На самом деле ему предстояло иное испытание. Это было его последнее письмо к матери. Спустя несколько дней, 26 июля 1916 года, она умирает в Петрограде от последствий инсульта. Отчуждение от мужа, который завел себе любовницу, отравило остаток ее дней. Сыновья Осип и Александр тотчас выезжают в Петербург, но едва поспевают на похороны. Евгений, их младший брат, говорит в своих воспоминаниях о «распаде семьи Мандельштамов» после смерти матери[117]. Сыновья, все трое, упрекают себя в эгоизме, в недостаточном внимании к ней. Осипа также тяготило чувство вины перед матерью, которой он был столь многим обязан. После похорон он пишет стихотворение, которое, возвращая поэта к его еврейским корням, освещается «черным солнцем» вины:
Эта ночь непоправима,
А у вас еще светло.
У ворот Ерусалима
Солнце черное взошло.
Солнце желтое страшнее,
Баю-баюшки-баю,
В светлом храме иудеи
Хоронили мать мою
Благодати не имея
И священства лишены,
В светлом храме иудеи
Отпевали прах жены.
И над матерью звенели
Голоса израильтян.
Я проснулся в колыбели —
Черным солнцем осиян (I, 123–124).
Память о мертвых и колыбельная песня сливаются в этом стихотворении воедино: умирает мать, рождается сын. Новорожденный из духа скорби. Это — весьма своеобразный мандельштамовский «каддиш» (заупокойная молитва). Еврейский похоронный обряд был ему уже чужд. Возникает традиционный припев, характерный для русских колыбельных песен: «баю-баюшки-баю» (его ввел в русскую поэзию Лермонтов своей «Казачьей колыбельной»).
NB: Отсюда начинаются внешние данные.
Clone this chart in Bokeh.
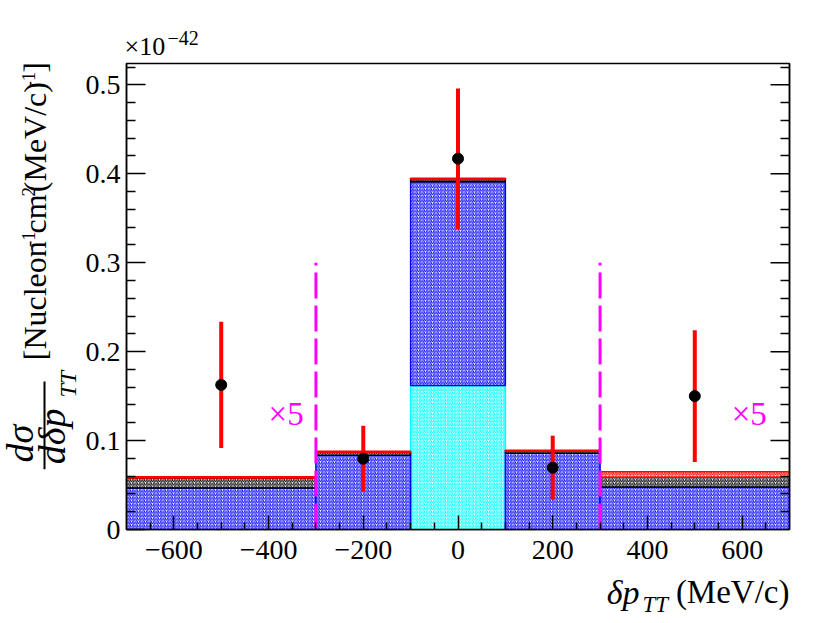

«И над матерью звенели / Голоса израильтян»
Флора Мандельштам-Вербловская незадолго до своей смерти в августе 1916 года
Память о еврейском происхождении, которое мать передала сыну, оборачивается новой отстраненностью. «Благодати не имея / И священства лишены, / В светлом храме иудеи…» Еврейские старцы утратили «благодать», у них нет больше священства. Это — намек на изгнание священников («коханим») после разрушения римлянами Второго храма в 70 году н. э. Но Мандельштам переносит свою мать в храм небесного Иерусалима, в котором отныне — вне времени — будет обитать умершая женщина. Стихотворение буквально разрывается от внутреннего напряжения: скорбь по еврейской матери и отстранение от еврейства и еврейского бога, которого как раз и должна славить заупокойная молитва «каддиш»[118].
В действительности Мандельштам в этот период оказывается как никогда близок к христианству, а не к еврейству (для возращения «блудного сына» потребуется еще некоторое время). Но это и не римский католицизм, которым в 1913–1915 годы он был столь сильно очарован под влиянием Чаадаева. В марте 1916 года в стихах о «смутном времени», обращенных к Марине Цветаевой, он пишет уже с некоторой дистанции: «…Рим далече, / И никогда он Рима не любил» (I, 121). Марина приобщила его к кремлевским соборам, к старой святой православной Руси. Теперь он желал еще какое-то время идти этим путем.
Самый «христианский» из текстов Мандельштама сохранился лишь фрагментарно: это статья «Скрябин и христианство» (другое название — «Скрябин и Пушкин»); написанная осенью 1916 года, она завершается апологией христианского искусства. Вот ее предыстория. 27 апреля 1915 года умер композитор Александр Скрябин, которого Мандельштам чрезвычайно чтил. Премьера скрябинской симфонии «Прометей», в которой хор, оркестр и знаменитый цветной рояль образуют единое произведение искусства, отразилось в автобиографической прозе Мандельштама как яркое событие. Надгробную речь на похоронах Скрябина держал Павел Флоренский, универсально образованный русский ученый, богослов и священник, который и задал тон для всех дальнейших отзывов о композиторе.